# WAGO DALI Konfigurator



## Xebi (23 November 2016)

Hallo zusammen,

Wir werden demnächst auf WAGO Steuerung umsteigen und wollen Schritt für Schritt diverse Anlagen umrüsten. Schulungen kommen noch, aber kleinere Steuerungen mit DI und DO mit kleiner
Visualisierung klappt schonmal. Nun möchten wir den Schritt wagen und Beleuchtungen in der Halle per DALI steuern. Nun meine Frage an euch, haben den Dali Konfigurator und damit kann man ja schon gewisse
sachen einstellen und auch die Lampe direkt aus dem Programm dimmen.

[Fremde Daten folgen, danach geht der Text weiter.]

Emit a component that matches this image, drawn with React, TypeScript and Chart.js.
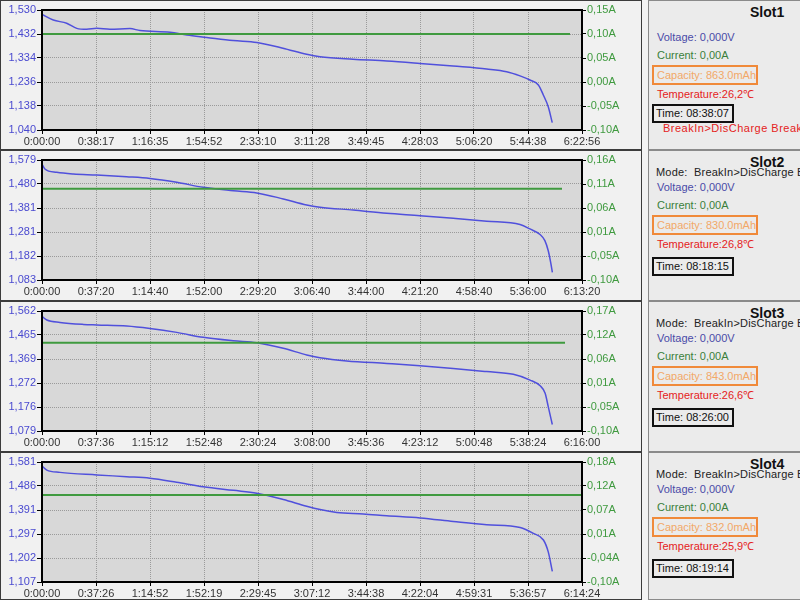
import React, { useEffect, useRef } from 'react';
import { Chart, registerables } from 'chart.js';

Chart.register(...registerables);

const FONT = "'Liberation Sans', Arial, sans-serif";

// ---- Data (time in seconds, voltage in V, current in A) ----
const slot1Time = [0, 480, 1050, 1480, 1900, 2330, 2890, 3740, 4170, 5450, 6160, 7010, 8130, 9140, 10250, 11260, 11830, 13230, 14670, 16080, 17490, 18920, 19770, 20340, 20760, 21120, 21330, 21540, 21710];
const slot1Volt = [1.512, 1.489, 1.476, 1.455, 1.451, 1.455, 1.451, 1.454, 1.446, 1.439, 1.428, 1.418, 1.405, 1.397, 1.374, 1.349, 1.339, 1.329, 1.322, 1.312, 1.301, 1.289, 1.278, 1.261, 1.244, 1.224, 1.183, 1.135, 1.070];

const slot2Time = [0, 120, 610, 1300, 2270, 3510, 4480, 5590, 6690, 7940, 8910, 10010, 10980, 11530, 12910, 14300, 15680, 17060, 18450, 19830, 20240, 20660, 20860, 21000, 21100, 21170];
const slot2Volt = [1.562, 1.542, 1.528, 1.521, 1.517, 1.510, 1.503, 1.487, 1.466, 1.452, 1.443, 1.418, 1.393, 1.384, 1.372, 1.359, 1.349, 1.338, 1.326, 1.312, 1.294, 1.271, 1.246, 1.204, 1.156, 1.115];

const slot3Time = [0, 200, 750, 1730, 2290, 3540, 4510, 5630, 6740, 7990, 8970, 10080, 11060, 11610, 12730, 14400, 15790, 17180, 18580, 19690, 20390, 20810, 21020, 21150, 21320];
const slot3Volt = [1.540, 1.526, 1.516, 1.508, 1.506, 1.502, 1.492, 1.476, 1.456, 1.442, 1.434, 1.412, 1.385, 1.374, 1.361, 1.351, 1.342, 1.331, 1.318, 1.307, 1.284, 1.261, 1.231, 1.177, 1.105];

const slot4Time = [0, 200, 750, 2280, 3520, 4490, 5600, 6710, 7960, 8930, 10040, 11010, 11570, 12260, 13370, 14340, 15730, 17110, 18500, 19890, 20440, 20860, 21060, 21230];
const slot4Volt = [1.565, 1.549, 1.540, 1.530, 1.523, 1.517, 1.501, 1.483, 1.469, 1.458, 1.433, 1.406, 1.393, 1.382, 1.376, 1.369, 1.360, 1.346, 1.333, 1.322, 1.299, 1.273, 1.226, 1.149];

const slot1CurTime = [0, 0, 22465];
const slot1Cur = [0, 0.1, 0.1];
const slot2CurTime = [0, 0, 21570];
const slot2Cur = [0, 0.1, 0.1];
const slot3CurTime = [0, 0, 21850];
const slot3Cur = [0, 0.1, 0.1];
const slot4CurTime = [0, 0, 22430];
const slot4Cur = [0, 0.1, 0.1];

// axis ranges
const timeMax = [22976, 22400, 22560, 22464];
const voltMin = [1.040, 1.083, 1.079, 1.107];
const voltMax = [1.530, 1.579, 1.562, 1.581];
const ampMin = [-0.10, -0.10, -0.10, -0.10];
const ampMax = [0.15, 0.163, 0.172, 0.176];

// side panel texts
const slotNames = ['Slot1', 'Slot2', 'Slot3', 'Slot4'];
const voltageTexts = ['0,000V', '0,000V', '0,000V', '0,000V'];
const currentTexts = ['0,00A', '0,00A', '0,00A', '0,00A'];
const capacityTexts = ['863.0mAh', '830.0mAh', '843.0mAh', '832.0mAh'];
const temperatureTexts = ['26,2', '26,8', '26,6', '25,9'];
const timeTexts = ['08:38:07', '08:18:15', '08:26:00', '08:19:14'];
const modeText = 'BreakIn>DisCharge BreakIn';

const voltTimes = [slot1Time, slot2Time, slot3Time, slot4Time];
const voltVals = [slot1Volt, slot2Volt, slot3Volt, slot4Volt];
const curTimes = [slot1CurTime, slot2CurTime, slot3CurTime, slot4CurTime];
const curVals = [slot1Cur, slot2Cur, slot3Cur, slot4Cur];

const ROW_TOPS = [0, 150, 301, 452];
const ROW_HEIGHTS = [150, 151, 151, 148];

function fmtTime(v: number) {
  const s = Math.floor(v + 1e-6);
  const h = Math.floor(s / 3600);
  const m = Math.floor((s % 3600) / 60);
  const sec = s % 60;
  return `${h}:${String(m).padStart(2, '0')}:${String(sec).padStart(2, '0')}`;
}

function fmtVolt(v: number) {
  return v.toFixed(3).replace('.', ',');
}

function fmtAmp(v: number) {
  const x = Math.abs(v) < 1e-9 ? 0 : v;
  return x.toFixed(2).replace('.', ',') + 'A';
}

const framePlugin = {
  id: 'frame',
  beforeDraw(chart: any) {
    const { ctx, chartArea: a } = chart;
    ctx.save();
    ctx.fillStyle = '#d8d8d8';
    ctx.fillRect(a.left, a.top, a.right - a.left, a.bottom - a.top);
    ctx.restore();
  },
  afterDraw(chart: any) {
    const { ctx, chartArea: a } = chart;
    ctx.save();
    ctx.strokeStyle = '#000';
    ctx.lineWidth = 2;
    ctx.strokeRect(a.left, a.top, a.right - a.left, a.bottom - a.top);
    ctx.restore();
  },
};

function evenTicks(min: number, max: number, n: number) {
  const out: { value: number }[] = [];
  for (let i = 0; i <= n; i++) out.push({ value: min + ((max - min) * i) / n });
  return out;
}

function SlotChart({ idx }: { idx: number }) {
  const ref = useRef<HTMLCanvasElement>(null);
  useEffect(() => {
    const tMax = timeMax[idx];
    const vMin = voltMin[idx];
    const vMax = voltMax[idx];
    const aMin = ampMin[idx];
    const aMax = ampMax[idx];
    const chart = new Chart(ref.current!, {
      type: 'line',
      data: {
        datasets: [
          {
            label: 'Current',
            data: curTimes[idx].map((t, i) => ({ x: t, y: curVals[idx][i] })),
            yAxisID: 'y1',
            borderColor: '#3f9a3f',
            borderWidth: 2,
            pointRadius: 0,
            tension: 0,
          },
          {
            label: 'Voltage',
            data: voltTimes[idx].map((t, i) => ({ x: t, y: voltVals[idx][i] })),
            yAxisID: 'y',
            borderColor: '#5050dc',
            borderWidth: 1.5,
            pointRadius: 0,
            cubicInterpolationMode: 'monotone',
          },
        ],
      },
      options: {
        animation: false,
        responsive: false,
        maintainAspectRatio: false,
        devicePixelRatio: 1,
        events: [],
        layout: { padding: { top: 10, left: 0, right: 0, bottom: 0 } },
        plugins: { legend: { display: false }, tooltip: { enabled: false } },
        scales: {
          x: {
            type: 'linear',
            min: 0,
            max: tMax,
            afterBuildTicks: (s: any) => { s.ticks = evenTicks(0, tMax, 10); },
            afterFit: (s: any) => { s.height = 20; },
            ticks: {
              autoSkip: false,
              maxRotation: 0,
              minRotation: 0,
              color: '#333',
              padding: 1,
              font: { family: FONT, size: 11 },
              callback: (v: any) => fmtTime(Number(v)),
            },
            grid: { color: '#9a9a9a', tickLength: 4, tickColor: '#000', tickBorderDash: [] },
            border: { display: false, dash: [1, 1] },
          },
          y: {
            position: 'left',
            min: vMin,
            max: vMax,
            afterBuildTicks: (s: any) => { s.ticks = evenTicks(vMin, vMax, 5); },
            afterFit: (s: any) => { s.width = 42; },
            ticks: {
              color: '#4a4ad0',
              padding: 1,
              font: { family: FONT, size: 11 },
              callback: (v: any) => fmtVolt(Number(v)),
            },
            grid: { color: '#9a9a9a', tickLength: 5, tickColor: '#000', tickBorderDash: [] },
            border: { display: false, dash: [1, 1] },
          },
          y1: {
            position: 'right',
            min: aMin,
            max: aMax,
            afterBuildTicks: (s: any) => { s.ticks = evenTicks(aMin, aMax, 5); },
            afterFit: (s: any) => { s.width = 60; },
            ticks: {
              color: '#3f9a3f',
              padding: 1,
              font: { family: FONT, size: 11 },
              callback: (v: any) => fmtAmp(Number(v)),
            },
            grid: { drawOnChartArea: false, tickLength: 4, tickColor: '#000' },
            border: { display: false },
          },
        },
      } as any,
      plugins: [framePlugin],
    });
    return () => chart.destroy();
  }, [idx]);
  return (
    <canvas
      ref={ref}
      width={642}
      height={150}
      style={{ position: 'absolute', left: 0, top: ROW_TOPS[idx], width: 642, height: 150 }}
    />
  );
}

function InfoPanel({ idx }: { idx: number }) {
  const top = ROW_TOPS[idx];
  const h = ROW_HEIGHTS[idx];
  const line = (t: number, color: string, content: React.ReactNode, extra: any = {}) => (
    <div
      style={{
        position: 'absolute',
        left: 8,
        top: t,
        height: 13,
        lineHeight: '13px',
        fontSize: 11,
        color,
        whiteSpace: 'pre',
        ...extra,
      }}
    >
      {content}
    </div>
  );
  const timeTop = idx === 0 ? 103 : 106;
  return (
    <div
      style={{
        position: 'absolute',
        left: 648,
        top,
        width: 160,
        height: h,
        boxSizing: 'border-box',
        border: '1px solid #8a8a8a',
        background: '#ebebeb',
        overflow: 'hidden',
        fontFamily: FONT,
      }}
    >
      <div
        style={{
          position: 'absolute',
          left: 101,
          top: 3,
          fontSize: 14,
          lineHeight: '16px',
          fontWeight: 'bold',
          color: '#111',
        }}
      >
        {slotNames[idx]}
      </div>
      {idx > 0 && line(15, '#222', `Mode:  ${modeText}`, { fontSize: 11, left: 7, letterSpacing: '0.2px' })}
      {line(30, '#4a4aa8', `Voltage: ${voltageTexts[idx]}`)}
      {line(48, '#3a7f3a', `Current: ${currentTexts[idx]}`)}
      <div
        style={{
          position: 'absolute',
          left: 3,
          top: 64,
          width: 106,
          height: 20,
          boxSizing: 'border-box',
          border: '2px solid #f08a3a',
          fontSize: 11,
          lineHeight: '16px',
          paddingLeft: 3,
          color: '#f2a868',
          whiteSpace: 'pre',
        }}
      >
        {`Capacity: ${capacityTexts[idx]}`}
      </div>
      {line(87, '#e52222', `Temperature:${temperatureTexts[idx]}\u2103`)}
      <div
        style={{
          position: 'absolute',
          left: 3,
          top: timeTop,
          width: 82,
          height: 19,
          boxSizing: 'border-box',
          border: '2px solid #111',
          fontSize: 11,
          lineHeight: '15px',
          paddingLeft: 2,
          color: '#111',
          whiteSpace: 'pre',
        }}
      >
        {`Time: ${timeTexts[idx]}`}
      </div>
      {idx === 0 && line(121, '#e52222', modeText, { left: 14, fontSize: 11, letterSpacing: '0.5px' })}
    </div>
  );
}

export default function App() {
  return (
    <div
      style={{
        position: 'fixed',
        left: 0,
        top: 0,
        width: 800,
        height: 600,
        overflow: 'hidden',
        background: '#f3f3f3',
        fontFamily: FONT,
      }}
    >
      {[0, 1, 2, 3].map((i) => (
        <div
          key={'f' + i}
          style={{
            position: 'absolute',
            left: 0,
            top: ROW_TOPS[i],
            width: 642,
            height: ROW_HEIGHTS[i],
            boxSizing: 'border-box',
            border: '1px solid #3c3c3c',
            background: '#f1f1f1',
          }}
        />
      ))}
      {[0, 1, 2, 3].map((i) => (
        <SlotChart key={'c' + i} idx={i} />
      ))}
      {[0, 1, 2, 3].map((i) => (
        <InfoPanel key={'p' + i} idx={i} />
      ))}
    </div>
  );
}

Kann ich den DALI Konfigurator nutzen und eine Halle Regeln, ohne ein SPS Programm schreiben zu müssen?`Oder muss trotzdem ein 
Programm geschrieben werden. Ich werde nicht ganz Schlau den es gibt diverse Biblioteken für DALI.

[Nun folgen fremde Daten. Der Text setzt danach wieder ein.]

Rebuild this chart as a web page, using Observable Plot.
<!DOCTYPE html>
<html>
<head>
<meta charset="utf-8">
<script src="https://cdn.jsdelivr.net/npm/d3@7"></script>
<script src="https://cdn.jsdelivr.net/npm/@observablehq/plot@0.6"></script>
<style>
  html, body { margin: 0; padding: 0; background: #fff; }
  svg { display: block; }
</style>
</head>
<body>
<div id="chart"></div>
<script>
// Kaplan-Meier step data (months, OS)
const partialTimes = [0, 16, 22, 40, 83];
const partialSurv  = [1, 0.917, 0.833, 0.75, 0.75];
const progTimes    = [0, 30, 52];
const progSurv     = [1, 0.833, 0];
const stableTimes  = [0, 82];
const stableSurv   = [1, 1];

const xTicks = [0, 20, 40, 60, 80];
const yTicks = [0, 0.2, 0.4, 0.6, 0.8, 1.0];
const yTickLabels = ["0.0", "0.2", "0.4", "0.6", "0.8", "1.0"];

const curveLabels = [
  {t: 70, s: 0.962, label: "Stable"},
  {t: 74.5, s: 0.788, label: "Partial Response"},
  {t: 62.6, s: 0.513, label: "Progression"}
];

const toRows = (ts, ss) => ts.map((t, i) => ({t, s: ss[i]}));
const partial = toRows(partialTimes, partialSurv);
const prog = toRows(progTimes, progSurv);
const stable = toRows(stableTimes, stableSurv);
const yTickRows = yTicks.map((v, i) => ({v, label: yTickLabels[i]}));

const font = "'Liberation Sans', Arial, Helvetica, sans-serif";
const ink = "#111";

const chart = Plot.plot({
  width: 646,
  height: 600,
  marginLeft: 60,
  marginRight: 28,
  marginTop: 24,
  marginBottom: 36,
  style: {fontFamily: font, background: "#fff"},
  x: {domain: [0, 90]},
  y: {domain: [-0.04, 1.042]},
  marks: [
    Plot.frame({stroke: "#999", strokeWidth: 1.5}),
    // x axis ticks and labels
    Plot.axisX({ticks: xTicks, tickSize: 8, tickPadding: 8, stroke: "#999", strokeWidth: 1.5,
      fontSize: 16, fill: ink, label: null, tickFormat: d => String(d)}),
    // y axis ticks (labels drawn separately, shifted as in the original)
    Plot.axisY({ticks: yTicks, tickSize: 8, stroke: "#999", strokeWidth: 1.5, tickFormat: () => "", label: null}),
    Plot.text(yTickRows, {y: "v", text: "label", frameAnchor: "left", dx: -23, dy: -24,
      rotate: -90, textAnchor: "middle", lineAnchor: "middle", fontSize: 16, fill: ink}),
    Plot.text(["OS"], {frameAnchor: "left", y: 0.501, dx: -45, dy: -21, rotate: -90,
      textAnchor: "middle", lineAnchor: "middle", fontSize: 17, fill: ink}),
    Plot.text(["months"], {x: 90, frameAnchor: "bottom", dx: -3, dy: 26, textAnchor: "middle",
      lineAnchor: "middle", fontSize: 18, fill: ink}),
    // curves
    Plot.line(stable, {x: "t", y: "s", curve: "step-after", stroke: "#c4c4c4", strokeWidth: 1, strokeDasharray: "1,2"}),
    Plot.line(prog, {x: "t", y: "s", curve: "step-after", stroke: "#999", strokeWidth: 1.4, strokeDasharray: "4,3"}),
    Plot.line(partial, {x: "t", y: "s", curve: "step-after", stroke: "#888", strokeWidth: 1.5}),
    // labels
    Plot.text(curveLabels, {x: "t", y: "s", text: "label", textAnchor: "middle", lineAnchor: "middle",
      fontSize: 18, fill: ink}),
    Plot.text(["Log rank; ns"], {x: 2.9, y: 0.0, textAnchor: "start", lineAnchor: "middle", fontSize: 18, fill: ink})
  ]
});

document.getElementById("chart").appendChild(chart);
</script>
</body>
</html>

Würden dies an einen 750-8202 FW3 machen mit einer DALI KLemme 753-647. Freue mich auf eure Antworten


----------



## Passion4Automation (23 November 2016)

Hallo,

also meines Wissens geht es ohne Code. Les mal im Handbuch unter Baustellenbetrieb.

Was allerdings passiert wenn du die Verbindung vom Konfigurator trennst weiß ich nicht.

Die Libs brauchst du nur für die Logik, also die Verschaltung Szenen, Dimmen usw.. Du kannst die LIbs auch zum konfigurieren nutzen, brauchst aber nicht weil du den Wago Dali- Konfigurator hast.

Grundsätzlich immer Handbuch lesen.


----------



## egro (23 November 2016)

Wie der Name schon sagt, es ist ein Konfigurator.
Klar kannst du einige Funktionen damit "testen", aber das ist nicht die Idee, dieses Programms.

Mit dem Konfigurator kannst du ja die Variablen exportieren und im Codesys importieren.

Wenn du die Grundlagen (Visu mit DI und DO) schon drauf hast, ist es ein kleiner Schritt zur DALI-Steuerung.
Ich habe es auch hingekriegt (ohne Kurse).

Hol die dir die libs mit den Anwendungshinweisen und befolge diese.

Kurzfassung:
-Masterbaustein ins Programm.
-Einen FB mit ins Programm.
-Den FB mit den Variablen beschalten (im CFC sehr einfach).
-Fertig!!!

Beim FbDaliDimmSingleButton (z.B.) kannst du die importierte Variable, aus dem Konfigurator bei "TypBallast" anhängen und einen Taster (von einem DI) bei "xButton" und es läuft.

Kleiner Tipp am Rande:
Setzte beim "typConfigDimmer" alle Werte, auch wenn Sie für dich nicht relevant sind.

Das Ganze klingt komplizierter, als es ist!
Probieren geht über studieren!!!


----------



## KingHelmer (24 November 2016)

Also ich würde mir mal die Beschreibung der klemme durchlesen.
Bisher habe ich nur mit der 750-641er DALI Klemme Erfahrung, aber die 753-647 hat wohl einen "Easy-Mode" oder "signle Button Mode" oder so ähnlich.
Dieser funktioniert, soweit ich mich an das überflogene erinnern kann, auch ohne Programm.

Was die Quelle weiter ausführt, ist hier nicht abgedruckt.